# Exercise data:
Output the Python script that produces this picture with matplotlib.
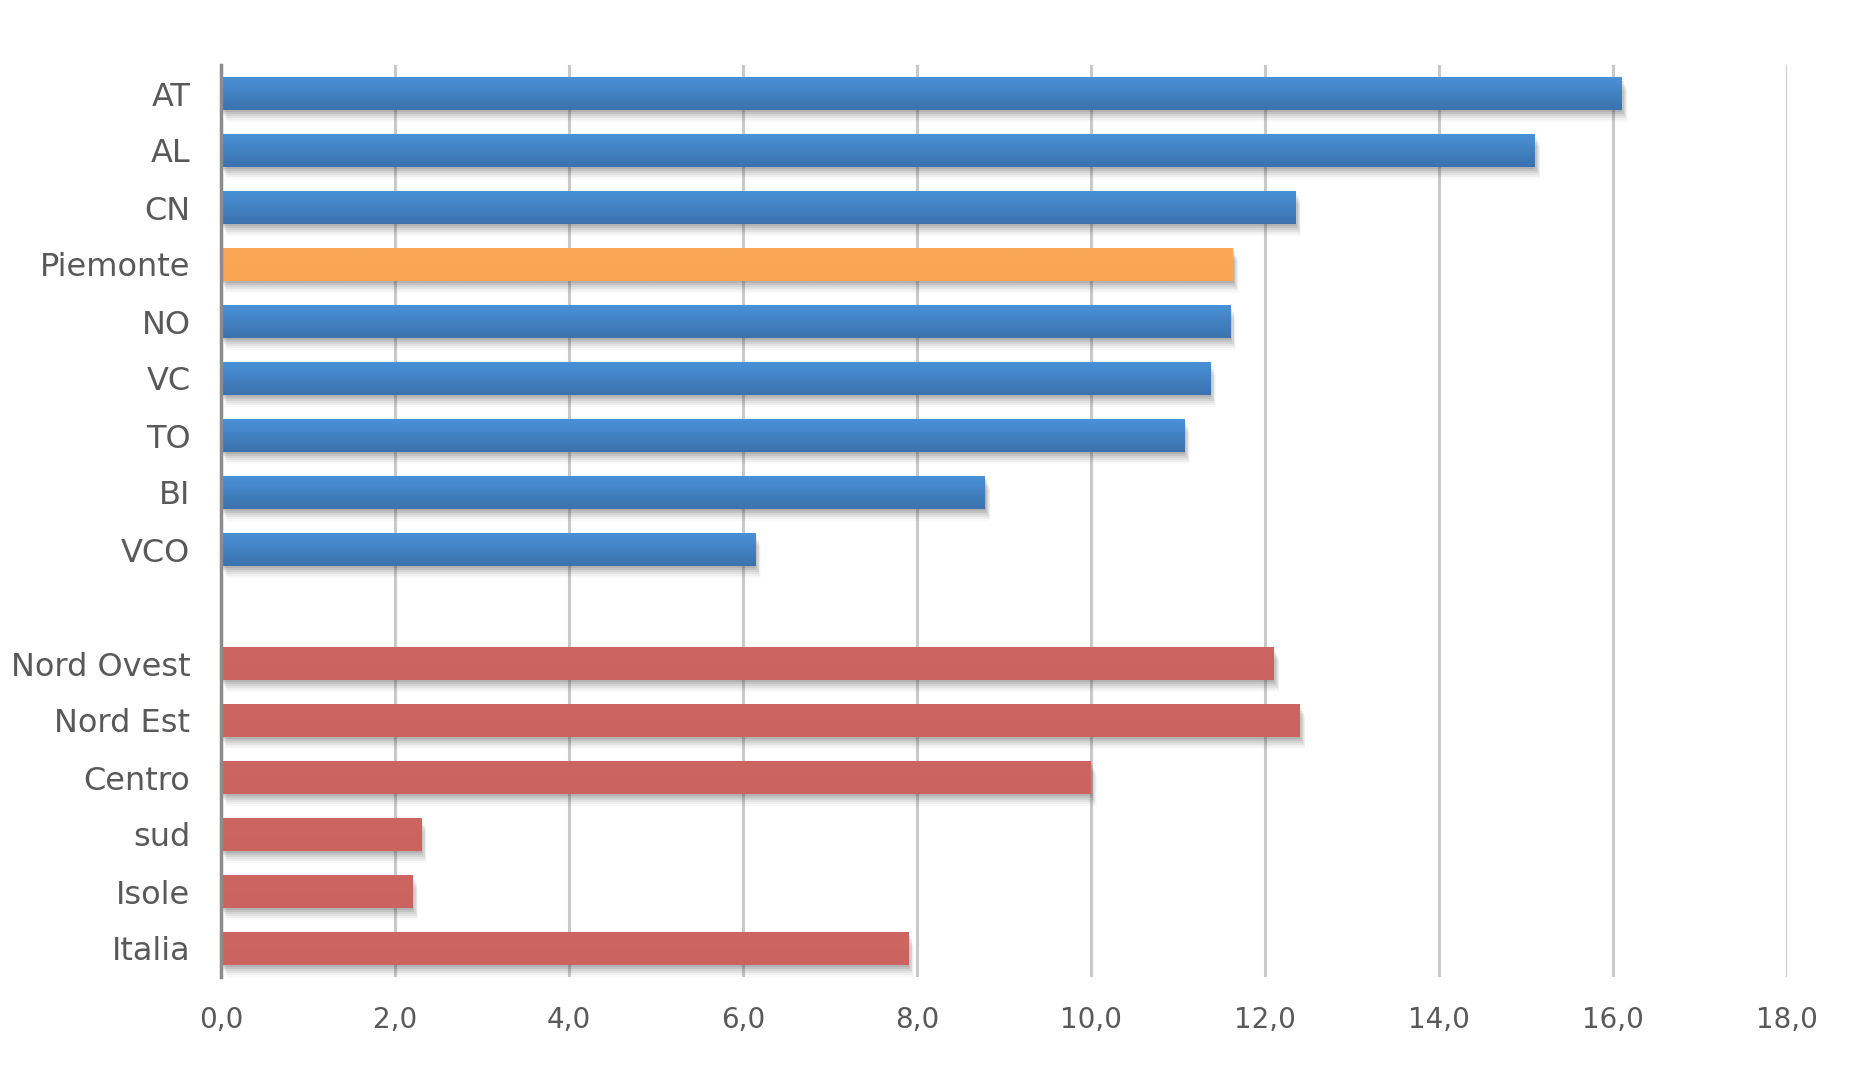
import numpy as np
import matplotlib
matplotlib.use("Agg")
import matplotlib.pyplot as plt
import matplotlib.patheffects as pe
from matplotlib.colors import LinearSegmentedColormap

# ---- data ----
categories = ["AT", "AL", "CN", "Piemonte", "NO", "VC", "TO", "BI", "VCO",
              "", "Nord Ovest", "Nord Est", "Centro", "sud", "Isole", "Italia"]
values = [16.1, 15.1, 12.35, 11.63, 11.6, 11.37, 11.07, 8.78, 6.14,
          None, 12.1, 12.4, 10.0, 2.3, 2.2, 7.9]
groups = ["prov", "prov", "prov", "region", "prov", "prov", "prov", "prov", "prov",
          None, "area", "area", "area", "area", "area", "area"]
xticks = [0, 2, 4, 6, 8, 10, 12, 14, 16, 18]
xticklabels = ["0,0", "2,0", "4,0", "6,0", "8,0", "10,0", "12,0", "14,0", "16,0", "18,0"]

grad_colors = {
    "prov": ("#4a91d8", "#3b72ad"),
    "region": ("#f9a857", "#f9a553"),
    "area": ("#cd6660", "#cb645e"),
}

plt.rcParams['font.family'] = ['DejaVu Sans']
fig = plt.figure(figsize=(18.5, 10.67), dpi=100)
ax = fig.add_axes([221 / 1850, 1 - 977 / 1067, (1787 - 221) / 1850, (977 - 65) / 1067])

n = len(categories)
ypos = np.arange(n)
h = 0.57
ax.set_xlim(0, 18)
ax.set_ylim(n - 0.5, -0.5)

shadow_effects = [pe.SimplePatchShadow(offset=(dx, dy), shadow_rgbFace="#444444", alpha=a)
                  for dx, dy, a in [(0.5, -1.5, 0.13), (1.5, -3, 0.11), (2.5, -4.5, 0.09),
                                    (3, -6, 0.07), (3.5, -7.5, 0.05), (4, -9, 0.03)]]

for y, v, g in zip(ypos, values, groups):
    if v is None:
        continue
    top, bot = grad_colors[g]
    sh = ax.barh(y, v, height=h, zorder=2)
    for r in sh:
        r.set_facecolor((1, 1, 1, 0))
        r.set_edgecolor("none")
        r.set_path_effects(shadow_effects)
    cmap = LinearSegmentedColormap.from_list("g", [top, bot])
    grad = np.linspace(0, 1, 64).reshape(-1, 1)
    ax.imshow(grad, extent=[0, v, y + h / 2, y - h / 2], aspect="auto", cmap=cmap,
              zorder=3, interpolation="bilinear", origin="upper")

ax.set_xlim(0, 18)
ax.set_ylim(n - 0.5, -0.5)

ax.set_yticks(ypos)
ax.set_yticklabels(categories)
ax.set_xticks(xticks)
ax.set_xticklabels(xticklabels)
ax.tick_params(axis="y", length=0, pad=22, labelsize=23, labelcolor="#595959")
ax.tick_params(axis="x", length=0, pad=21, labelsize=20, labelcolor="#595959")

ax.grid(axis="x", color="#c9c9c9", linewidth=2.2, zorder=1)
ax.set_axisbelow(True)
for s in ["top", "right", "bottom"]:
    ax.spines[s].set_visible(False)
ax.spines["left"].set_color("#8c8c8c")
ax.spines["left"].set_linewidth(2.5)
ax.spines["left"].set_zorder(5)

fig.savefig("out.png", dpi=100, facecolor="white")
...
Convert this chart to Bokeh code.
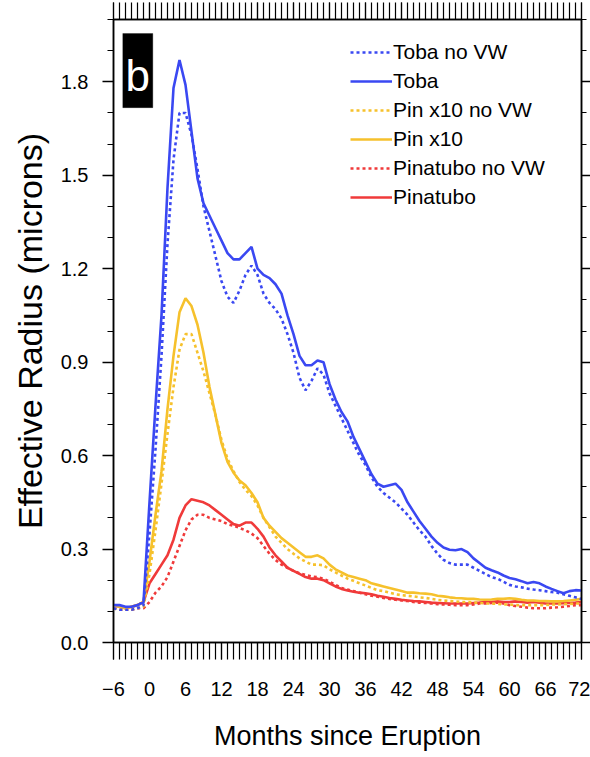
--
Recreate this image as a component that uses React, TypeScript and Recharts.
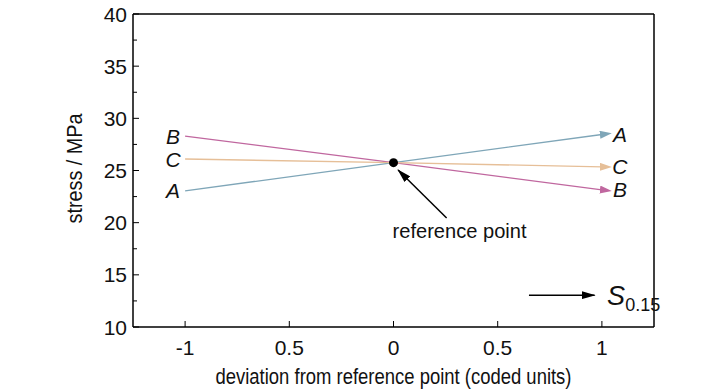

# Task brief:
Do not include pictures. Give again exactly the lines starting at the one with "Output the Python" and ending at the one with "from matplotlib.colors import", both included.

# Exercise answer:
Output the Python script that produces this picture with matplotlib.
import numpy as np
import matplotlib
matplotlib.use("Agg")
import matplotlib.pyplot as plt
import matplotlib.patheffects as pe
from matplotlib.colors import LinearSegmentedColormap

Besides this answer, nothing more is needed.